Dataset entries —
· · · · · · ·

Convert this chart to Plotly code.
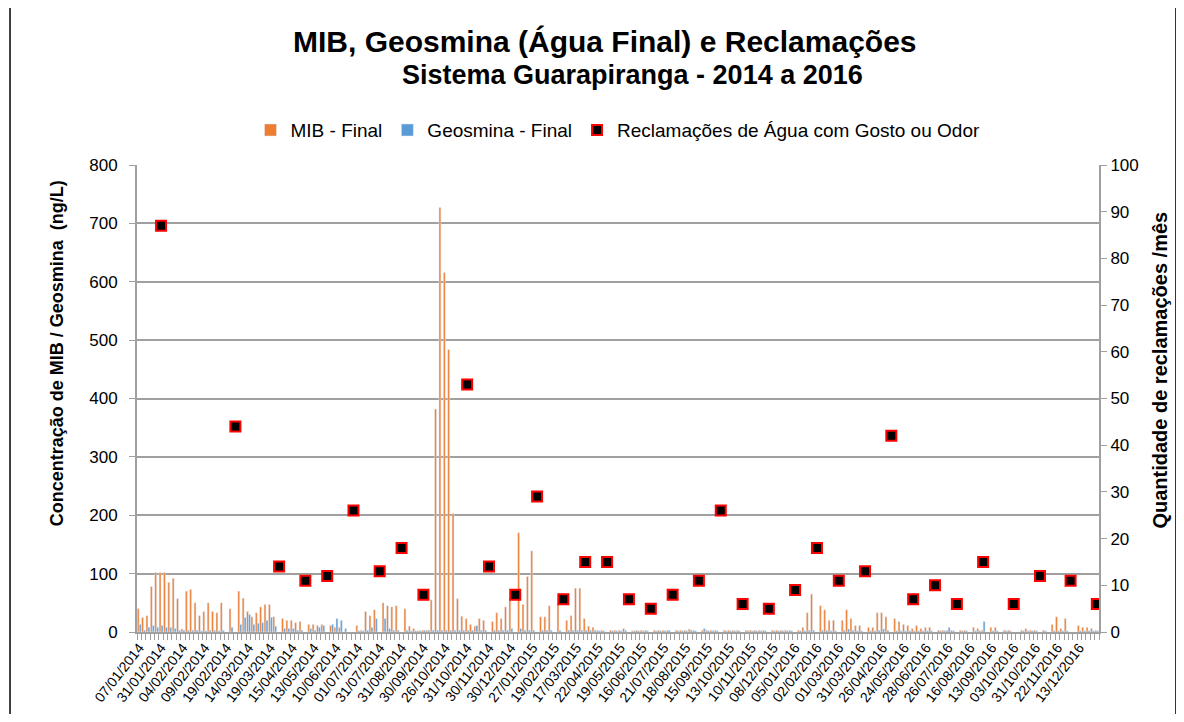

· · · · · · ·

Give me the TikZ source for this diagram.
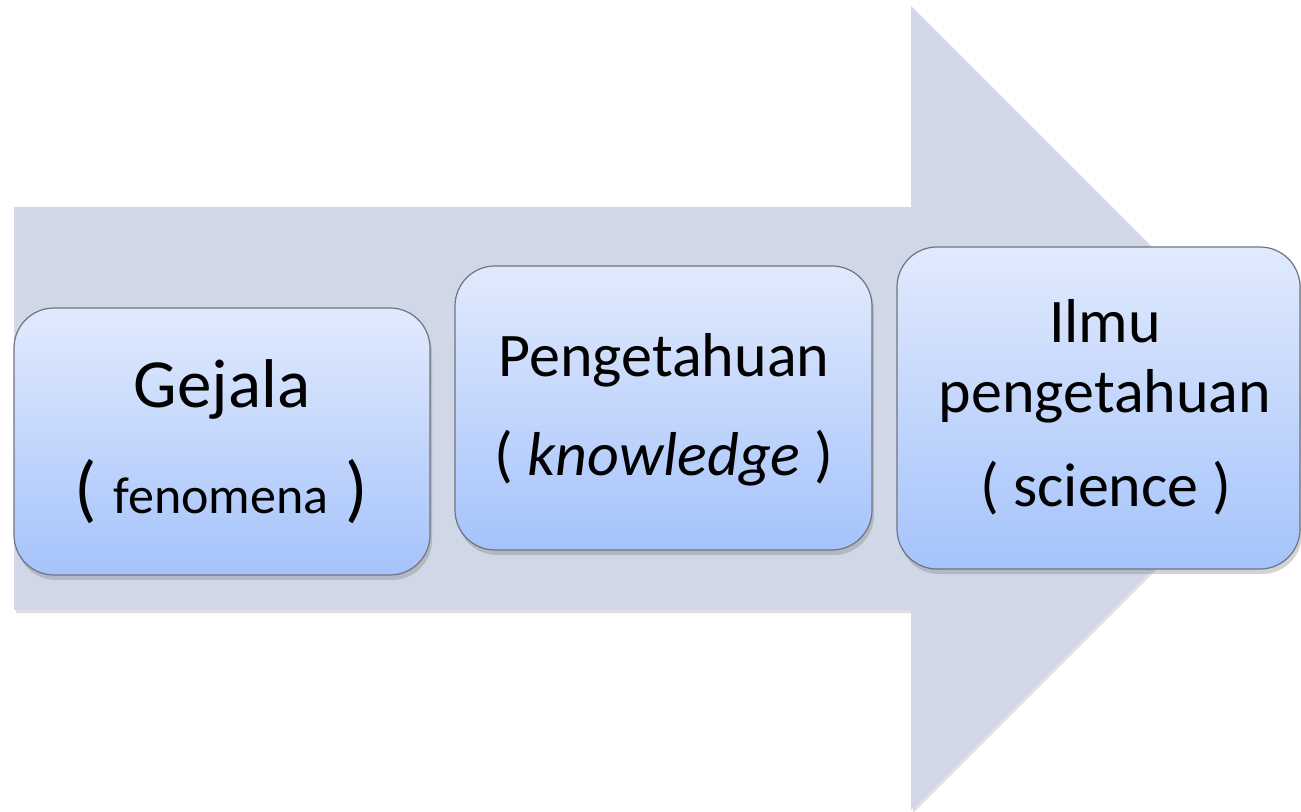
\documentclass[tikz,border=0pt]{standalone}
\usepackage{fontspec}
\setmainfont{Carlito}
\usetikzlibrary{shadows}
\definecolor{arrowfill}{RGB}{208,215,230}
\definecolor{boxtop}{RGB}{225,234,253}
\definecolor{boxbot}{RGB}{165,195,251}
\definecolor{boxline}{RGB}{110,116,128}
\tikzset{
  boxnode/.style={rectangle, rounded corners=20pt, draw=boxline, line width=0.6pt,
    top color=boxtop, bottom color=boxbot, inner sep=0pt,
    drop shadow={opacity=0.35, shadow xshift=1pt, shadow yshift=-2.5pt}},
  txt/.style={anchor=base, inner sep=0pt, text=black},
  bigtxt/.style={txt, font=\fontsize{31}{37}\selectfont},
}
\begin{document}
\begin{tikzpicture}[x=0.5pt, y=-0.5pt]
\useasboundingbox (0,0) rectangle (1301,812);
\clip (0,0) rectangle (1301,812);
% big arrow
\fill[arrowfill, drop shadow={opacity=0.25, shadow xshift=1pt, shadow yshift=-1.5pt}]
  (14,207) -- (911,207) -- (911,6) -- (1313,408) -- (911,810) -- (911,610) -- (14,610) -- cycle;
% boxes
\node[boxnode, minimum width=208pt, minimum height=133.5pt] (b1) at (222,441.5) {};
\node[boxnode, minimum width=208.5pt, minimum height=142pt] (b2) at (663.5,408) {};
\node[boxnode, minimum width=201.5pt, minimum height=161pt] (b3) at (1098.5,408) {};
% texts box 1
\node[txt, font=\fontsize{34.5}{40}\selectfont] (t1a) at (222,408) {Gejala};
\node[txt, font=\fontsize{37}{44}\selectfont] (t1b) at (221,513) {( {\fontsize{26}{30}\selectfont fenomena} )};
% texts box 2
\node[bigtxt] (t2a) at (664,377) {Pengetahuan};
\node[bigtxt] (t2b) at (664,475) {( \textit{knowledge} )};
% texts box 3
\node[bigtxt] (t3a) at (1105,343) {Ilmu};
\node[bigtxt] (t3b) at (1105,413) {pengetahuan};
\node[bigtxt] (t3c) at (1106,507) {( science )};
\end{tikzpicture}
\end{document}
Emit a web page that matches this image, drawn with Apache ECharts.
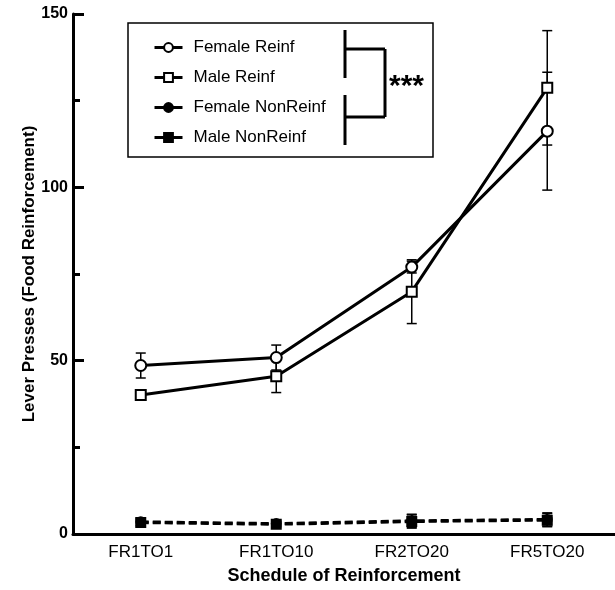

· · · · · · ·

Job —
Take every line above carrying "this" and return it.

The result —
Convert this chart to Plotly code.
Give me the TikZ source for this diagram.
Emit a web page that matches this image, drawn with Apache ECharts.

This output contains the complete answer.